Ironically, our departure was delayed by the snowstorms in London — someone joked we should stay and do the whole thing in Richmond Park. But it meant we arrived at the dog camp at night, and had to set off immediately to make up time. Exploding through the darkness, snow coming at you, clinging on for dear life — it felt like flying into the Star Wars credits. Then, suddenly, the northern lights flashed up, which was surreal. You know that it’s a natural phenomenon, but it feels virtual. Like a gift.
It got down to -30C, we stayed in basic cabins and personal hygiene wasn’t uppermost, let’s put it that way. Also, tired as you are, it’s hard to make yourself eat — your body wants to shut down, somehow.
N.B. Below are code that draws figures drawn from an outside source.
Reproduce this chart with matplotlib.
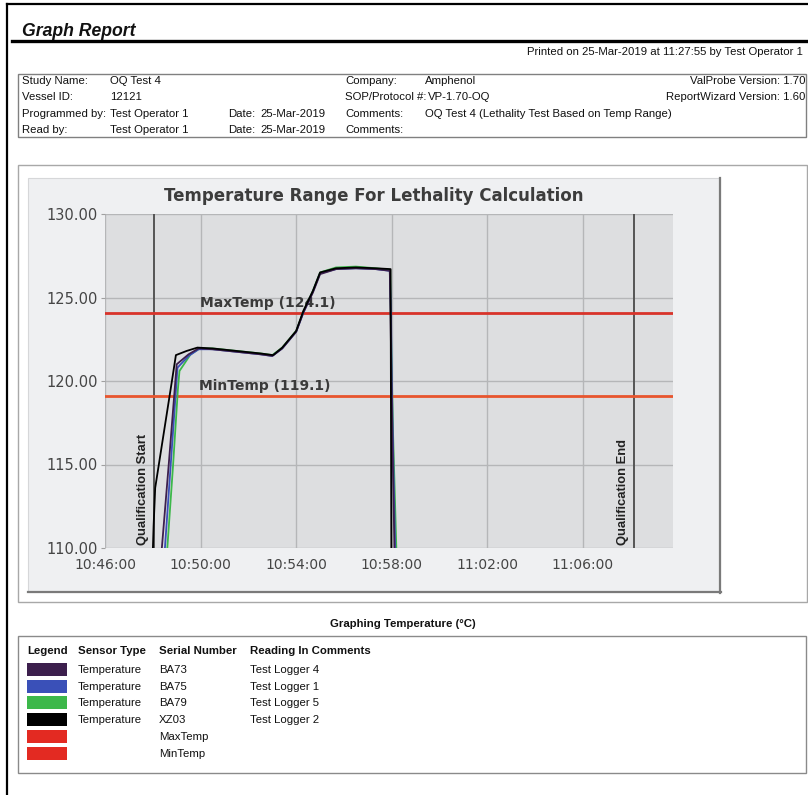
import matplotlib
matplotlib.use('Agg')
import matplotlib.pyplot as plt
import matplotlib.dates as mdates
import matplotlib.ticker as mticker
from matplotlib.patches import Rectangle
from matplotlib.lines import Line2D
from matplotlib.transforms import Affine2D
import pandas as pd

# ---------------- data ----------------
DAY = "2019-03-25 "

ba73_time = ["10:48:21", "10:48:40", "10:49:00", "10:49:30", "10:49:55", "10:50:30", "10:51:30",
             "10:52:30", "10:53:00", "10:53:25", "10:54:00", "10:54:18", "10:54:42", "10:55:00",
             "10:55:40", "10:56:30", "10:57:20", "10:57:55", "10:57:58", "10:58:02", "10:58:07"]
ba73_temp = [109.5, 115.0, 121.0, 121.6, 121.95, 121.9, 121.75,
             121.6, 121.5, 121.95, 122.95, 124.1, 125.3, 126.4,
             126.7, 126.75, 126.7, 126.6, 122.0, 116.0, 109.5]

ba75_time = ["10:48:29", "10:48:45", "10:49:02", "10:49:30", "10:49:55", "10:50:30", "10:51:30",
             "10:52:30", "10:53:00", "10:53:25", "10:54:00", "10:54:18", "10:54:42", "10:55:00",
             "10:55:40", "10:56:30", "10:57:20", "10:57:55", "10:57:58", "10:58:00", "10:58:04",
             "10:58:09"]
ba75_temp = [109.5, 115.0, 120.8, 121.5, 121.9, 121.9, 121.75,
             121.6, 121.5, 121.95, 122.95, 124.1, 125.35, 126.45,
             126.7, 126.75, 126.7, 126.6, 124.0, 120.0, 115.0,
             109.5]

ba79_time = ["10:48:35", "10:48:51", "10:49:03", "10:49:07", "10:49:35", "10:49:58", "10:50:30",
             "10:51:30", "10:52:30", "10:53:00", "10:53:25", "10:54:00", "10:54:18", "10:54:42",
             "10:55:00", "10:55:40", "10:56:30", "10:57:20", "10:57:56", "10:57:58", "10:58:03",
             "10:58:12"]
ba79_temp = [109.5, 115.0, 119.5, 120.6, 121.6, 121.95, 121.95,
             121.8, 121.65, 121.55, 122.0, 123.0, 124.15, 125.4,
             126.5, 126.8, 126.85, 126.75, 126.65, 123.0, 117.0,
             109.5]

xz03_time = ["10:47:59", "10:48:02", "10:48:06", "10:48:48", "10:48:58", "10:49:25", "10:49:52",
             "10:50:30", "10:51:30", "10:52:30", "10:53:02", "10:53:25", "10:54:00", "10:54:18",
             "10:54:42", "10:55:00", "10:55:40", "10:56:30", "10:57:20", "10:57:57", "10:57:58",
             "10:57:59"]
xz03_temp = [109.0, 111.3, 113.6, 120.0, 121.55, 121.8, 122.0,
             121.95, 121.8, 121.65, 121.55, 122.0, 123.0, 124.2,
             125.4, 126.5, 126.75, 126.8, 126.75, 126.7, 118.0,
             109.0]

max_temp = 124.1
min_temp = 119.1
qual_start = "10:48:03"
qual_end = "11:08:08"
x_start = "10:46:00"
x_end = "11:09:46"
y_ticks = [110, 115, 120, 125, 130]

series_names = ["BA73", "BA75", "BA79", "XZ03"]
series_colors = ["#3c1f4d", "#3a50b8", "#3cb84a", "#000000"]
series_loggers = ["Test Logger 4", "Test Logger 1", "Test Logger 5", "Test Logger 2"]
limit_names = ["MaxTemp", "MinTemp"]
limit_colors = ["#e32a22", "#e32a22"]

info_left = [("Study Name:", "OQ Test 4"), ("Vessel ID:", "12121"),
             ("Programmed by:", "Test Operator 1"), ("Read by:", "Test Operator 1")]
info_dates = ["", "", "25-Mar-2019", "25-Mar-2019"]
info_mid = [("Company:", "Amphenol"), ("SOP/Protocol #:", "VP-1.70-OQ"),
            ("Comments:", "OQ Test 4 (Lethality Test Based on Temp Range)"), ("Comments:", "")]
info_right = ["ValProbe Version: 1.70", "ReportWizard Version: 1.60", "", ""]


def ts(t):
    return pd.to_datetime(DAY + pd.Series(t))


# ---------------- figure ----------------
W, H = 808, 795
fig = plt.figure(figsize=(W / 100, H / 100), dpi=100)
fig.patch.set_facecolor('white')
px = Affine2D().scale(1 / W, -1 / H).translate(0, 1) + fig.transFigure

SANS = ['Liberation Sans', 'DejaVu Sans']
FS = 8.2


def rect(x0, y0, x1, y1, z=-1, **kw):
    fig.add_artist(Rectangle((x0, y0), x1 - x0, y1 - y0, transform=px, zorder=z, **kw))


def hline(x0, x1, y, **kw):
    fig.add_artist(Line2D([x0, x1], [y, y], transform=px, **kw))


def vline(x, y0, y1, **kw):
    fig.add_artist(Line2D([x, x], [y0, y1], transform=px, **kw))


def txt(x, y, s, **kw):
    kw.setdefault('family', SANS)
    kw.setdefault('va', 'center')
    kw.setdefault('fontsize', FS)
    kw.setdefault('color', '#111111')
    fig.text(x, y, s, transform=px, **kw)


# page border
vline(7, 4, 795, color='black', lw=1.6)
hline(7, 808, 4, color='black', lw=1.6)

# header
txt(22, 31, "Graph Report", fontsize=12.7, fontweight='bold', fontstyle='italic')
hline(12, 808, 41, color='black', lw=2.4)
txt(803, 52, "Printed on 25-Mar-2019 at 11:27:55 by Test Operator 1", ha='right')

# info box
rect(18, 74, 806, 137, fill=False, edgecolor='#808080', lw=1)
row_y = [81.5, 97.5, 114, 130]
for i, y in enumerate(row_y):
    txt(22, y, info_left[i][0])
    txt(110, y, info_left[i][1])
    if info_dates[i]:
        txt(228, y, "Date:")
        txt(260, y, info_dates[i])
    lab, val = info_mid[i]
    txt(345, y, lab)
    txt(428 if lab.startswith("SOP") else 425, y, val)
    if info_right[i]:
        txt(805, y, info_right[i], ha='right')

# chart section
rect(18, 165, 807, 602, facecolor='white', edgecolor='#a8a8a8', lw=1)
rect(28, 178, 720, 592, z=-0.5, facecolor='#eff0f2', edgecolor='#d6d7d9', lw=0.8)
vline(720, 178, 593, color='#7a7a7a', lw=1.6)
hline(28, 721, 592, color='#7a7a7a', lw=1.6)
txt(374, 196, "Temperature Range For Lethality Calculation", ha='center',
    family=['DejaVu Sans'], fontweight='bold', fontsize=12, color='#3c3c3c')

ax = fig.add_axes([105 / W, 1 - 548 / H, 568 / W, 334 / H])
ax.set_facecolor('#dddee0')
for s in ax.spines.values():
    s.set_visible(False)

ax.set_xlim(ts([x_start])[0], ts([x_end])[0])
ax.set_ylim(110, 130)
ax.set_yticks(y_ticks)
ax.yaxis.set_major_formatter(mticker.FormatStrFormatter('%.2f'))
ax.xaxis.set_major_locator(mdates.MinuteLocator(byminute=list(range(2, 60, 4))))
ax.xaxis.set_major_formatter(mdates.DateFormatter('%H:%M:%S'))
ax.grid(True, color='#b5b6b8', lw=1)
ax.set_axisbelow(True)
ax.tick_params(axis='y', length=3, color='#a0a0a0', labelsize=10.5, labelcolor='#454545', pad=2)
ax.tick_params(axis='x', length=0, labelsize=10, labelcolor='#454545', pad=7)

# limit lines
ax.axhline(max_temp, color='#d8332a', lw=2.0, zorder=3)
ax.axhline(min_temp, color='#e8552e', lw=2.0, zorder=3)
ax.text(ts(["10:52:49"])[0], max_temp + 0.6, "MaxTemp (%.1f)" % max_temp, ha='center',
        va='center', fontsize=10, fontweight='bold', color='#3a3a3a')
ax.text(ts(["10:52:40"])[0], min_temp + 0.6, "MinTemp (%.1f)" % min_temp, ha='center',
        va='center', fontsize=10, fontweight='bold', color='#3a3a3a')

# qualification markers
qs = ts([qual_start])[0]
qe = ts([qual_end])[0]
ax.axvline(qs, color='#555555', lw=1.4, zorder=2)
ax.axvline(qe, color='#555555', lw=1.4, zorder=2)
ax.text(qs - pd.Timedelta(seconds=13), 110.2, "Qualification Start", rotation=90, ha='right',
        va='bottom', family=SANS, fontweight='bold', fontsize=9.4, color='#222222')
ax.text(qe - pd.Timedelta(seconds=13), 110.2, "Qualification End", rotation=90, ha='right',
        va='bottom', family=SANS, fontweight='bold', fontsize=9.4, color='#222222')

# series
for t, v, c in [(ba79_time, ba79_temp, series_colors[2]),
                (ba75_time, ba75_temp, series_colors[1]),
                (ba73_time, ba73_temp, series_colors[0]),
                (xz03_time, xz03_temp, series_colors[3])]:
    ax.plot(ts(t), v, color=c, lw=1.3, zorder=4)

# legend section
txt(403, 624, "Graphing Temperature (\u00b0C)", ha='center', fontweight='bold')
rect(18, 636, 806, 773, fill=False, edgecolor='#8a8a8a', lw=1)
hy = 651
txt(27, hy, "Legend", fontweight='bold')
txt(78, hy, "Sensor Type", fontweight='bold')
txt(159, hy, "Serial Number", fontweight='bold')
txt(250, hy, "Reading In Comments", fontweight='bold')
row_ys = [670, 687, 703, 720, 737, 754]
for i in range(4):
    y = row_ys[i]
    rect(27, y - 7, 67, y + 6, z=1, facecolor=series_colors[i], edgecolor='none')
    txt(78, y, "Temperature")
    txt(159, y, series_names[i])
    txt(250, y, series_loggers[i])
for j in range(2):
    y = row_ys[4 + j]
    rect(27, y - 7, 67, y + 6, z=1, facecolor=limit_colors[j], edgecolor='none')
    txt(159, y, limit_names[j])

fig.savefig('out.png', dpi=100)
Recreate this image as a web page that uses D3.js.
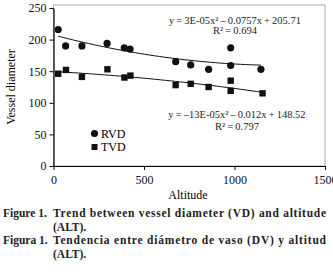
<!DOCTYPE html>
<html lang="en">
<head>
<meta charset="UTF-8">
<title>Vessel diameter vs altitude</title>
<style>
    body { margin: 0; background: #fff; }
    svg text { font-family: "Liberation Serif", "Times New Roman", Times, "DejaVu Serif", serif; }
</style>
</head>
<body>
<div id="chart"></div>
<script src="https://d3js.org/d3.v7.min.js"></script>
<script>
    // data
    const rvdAlt = [26, 67, 157, 296, 391, 423, 675, 758, 857, 979, 979, 1146];
    const rvdVal = [216, 190, 190, 194, 187, 185, 165, 160, 153, 187, 159, 153];
    const tvdAlt = [26, 69, 157, 298, 392, 425, 675, 758, 857, 979, 979, 1155];
    const tvdVal = [146, 152, 141, 153, 140, 143, 128, 130, 125, 135, 119, 115];
    const xTicks = [0, 500, 1000, 1500];
    const yTicks = [0, 50, 100, 150, 200, 250];
    const seriesNames = ["RVD", "TVD"];
    const eqLabels = [
        ["y\u2009=\u20093E-05x\u00b2\u2009\u2013\u20090.0757x\u2009+\u2009205.71", "R\u00b2\u2009=\u20090.694"],
        ["y\u2009=\u2009\u201313E-05x\u00b2\u2009\u2013\u20090.012x\u2009+\u2009148.52", "R\u00b2\u2009=\u20090.797"]
    ];

    const W = 333, H = 273;
    const svg = d3.select("#chart").append("svg").attr("width", W).attr("height", H);

    const x = d3.scaleLinear().domain([0, 1500]).range([53.5, 325]);
    const y = d3.scaleLinear().domain([0, 250]).range([166, 8]);

    // plot frame (light grey)
    svg.append("rect")
        .attr("x", x(0)).attr("y", 5)
        .attr("width", x(1500) - x(0)).attr("height", y(0) - 5)
        .attr("fill", "none").attr("stroke", "#aaa").attr("stroke-width", 1);

    // axes
    const yAxis = svg.append("g").attr("transform", `translate(${x(0)},0)`)
        .call(d3.axisLeft(y).tickValues(yTicks).tickFormat(d3.format("d")).tickSize(4).tickSizeOuter(0));
    const xAxis = svg.append("g").attr("transform", `translate(0,${y(0)})`)
        .call(d3.axisBottom(x).tickValues(xTicks).tickFormat(d3.format("d")).tickSize(4).tickSizeOuter(0));
    [xAxis, yAxis].forEach(a => {
        a.attr("font-family", null);
        a.select(".domain").attr("stroke", "#000").attr("stroke-width", 1.2);
        a.selectAll("text").attr("font-size", 12).attr("fill", "#111");
    });
    yAxis.selectAll("text").attr("x", -7);
    xAxis.selectAll("text").attr("y", 9);

    // axis titles
    svg.append("text").attr("transform", "translate(15,87) rotate(-90)")
        .attr("text-anchor", "middle").attr("font-size", 12).text("Vessel diameter");
    svg.append("text").attr("x", 188).attr("y", 199)
        .attr("text-anchor", "middle").attr("font-size", 12).text("Altitude");

    // quadratic least squares fit
    function quadFit(xs, ys) {
        const n = xs.length;
        let s = [0, 0, 0, 0, 0], t = [0, 0, 0];
        for (let i = 0; i < n; i++) {
            let p = 1;
            for (let k = 0; k < 5; k++) { s[k] += p; if (k < 3) t[k] += p * ys[i]; p *= xs[i]; }
        }
        const A = [[s[0], s[1], s[2], t[0]], [s[1], s[2], s[3], t[1]], [s[2], s[3], s[4], t[2]]];
        for (let i = 0; i < 3; i++) {
            for (let j = i + 1; j < 3; j++) {
                const f = A[j][i] / A[i][i];
                for (let k = i; k < 4; k++) A[j][k] -= f * A[i][k];
            }
        }
        const c = [0, 0, 0];
        for (let i = 2; i >= 0; i--) {
            let v = A[i][3];
            for (let k = i + 1; k < 3; k++) v -= A[i][k] * c[k];
            c[i] = v / A[i][i];
        }
        return v => c[0] + c[1] * v + c[2] * v * v;
    }

    const series = [
        { alt: rvdAlt, val: rvdVal, shape: "circle" },
        { alt: tvdAlt, val: tvdVal, shape: "square" }
    ];

    series.forEach(s => {
        const f = quadFit(s.alt, s.val);
        const xs = d3.range(0, 41).map(i => d3.min(s.alt) + (d3.max(s.alt) - d3.min(s.alt)) * i / 40);
        svg.append("path")
            .attr("d", d3.line().x(d => x(d)).y(d => y(f(d)))(xs))
            .attr("fill", "none").attr("stroke", "#111").attr("stroke-width", 1);

        const pts = s.alt.map((a, i) => ({ a: a, v: s.val[i] }));
        if (s.shape === "circle") {
            svg.selectAll(null).data(pts).enter().append("circle")
                .attr("cx", d => x(d.a)).attr("cy", d => y(d.v)).attr("r", 3.6).attr("fill", "#111");
        } else {
            svg.selectAll(null).data(pts).enter().append("rect")
                .attr("x", d => x(d.a) - 3.2).attr("y", d => y(d.v) - 3.2)
                .attr("width", 6.4).attr("height", 6.4).attr("fill", "#111");
        }
    });

    // equations
    const eqPos = [[235, 24, 34], [237, 118, 130]];
    eqLabels.forEach((lines, i) => {
        lines.forEach((t, j) => {
            svg.append("text").attr("x", eqPos[i][0]).attr("y", eqPos[i][1 + j])
                .attr("text-anchor", "middle").attr("font-size", 10.5).attr("fill", "#222").text(t);
        });
    });

    // legend
    svg.append("circle").attr("cx", 94.5).attr("cy", 133.5).attr("r", 3.6).attr("fill", "#111");
    svg.append("rect").attr("x", 91.5).attr("y", 144).attr("width", 6).attr("height", 6).attr("fill", "#111");
    svg.append("text").attr("x", 101).attr("y", 138).attr("font-size", 12).text(seriesNames[0]);
    svg.append("text").attr("x", 101).attr("y", 151).attr("font-size", 12).text(seriesNames[1]);

    // caption
    const cap = svg.append("g").attr("font-weight", "bold").attr("font-size", 11.5).attr("fill", "#222");
    cap.append("text").attr("x", 3).attr("y", 217).text("Figure 1.");
    cap.append("text").attr("x", 53).attr("y", 217).attr("textLength", 273).attr("lengthAdjust", "spacing")
        .text("Trend between vessel diameter (VD) and altitude");
    cap.append("text").attr("x", 53).attr("y", 231).text("(ALT).");
    cap.append("text").attr("x", 3).attr("y", 244).text("Figura 1.");
    cap.append("text").attr("x", 53).attr("y", 244).attr("textLength", 273).attr("lengthAdjust", "spacing")
        .text("Tendencia entre di\u00e1metro de vaso (DV) y altitud");
    cap.append("text").attr("x", 53).attr("y", 258).text("(ALT).");
</script>
</body>
</html>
But it’s hard to describe the intensity of running with the pack like that; you just have to learn very, very quickly. The joy of the huskies really moved me — they live to run.
Hollywood tends to pigeonhole actors, and usually they want me to be a bit deranged, a knife-brandisher. But it’s true that I like edgy parts, different from anything I’ve done before, and that’s true of my travels, too. I’m drawn to extremes; I like to be thrown back on my resources a little.
In Sri Lanka, I did some filming to raise awareness of a project working with stray dogs. Then I went on to my favourite place for bird-watching, the Kandalama, a pioneering eco-hotel near Dambulla. It’s lovely, sort of soaked in the forest: the restaurant has this vast window, so you can watch the monkeys eating while they watch you. I’m still a novice birder, getting my eye in, but you can trek out with a guide, and they bombard you with all the species you’re seeing.
You can also ride elephants there, which I was a little uncomfortable about. Hotel elephants have a better existence than some, but you’re aware that they’re domesticated, very much in service. I made sure I took mine plenty of treats — lots of bananas. And afterwards, I asked if I could bathe her.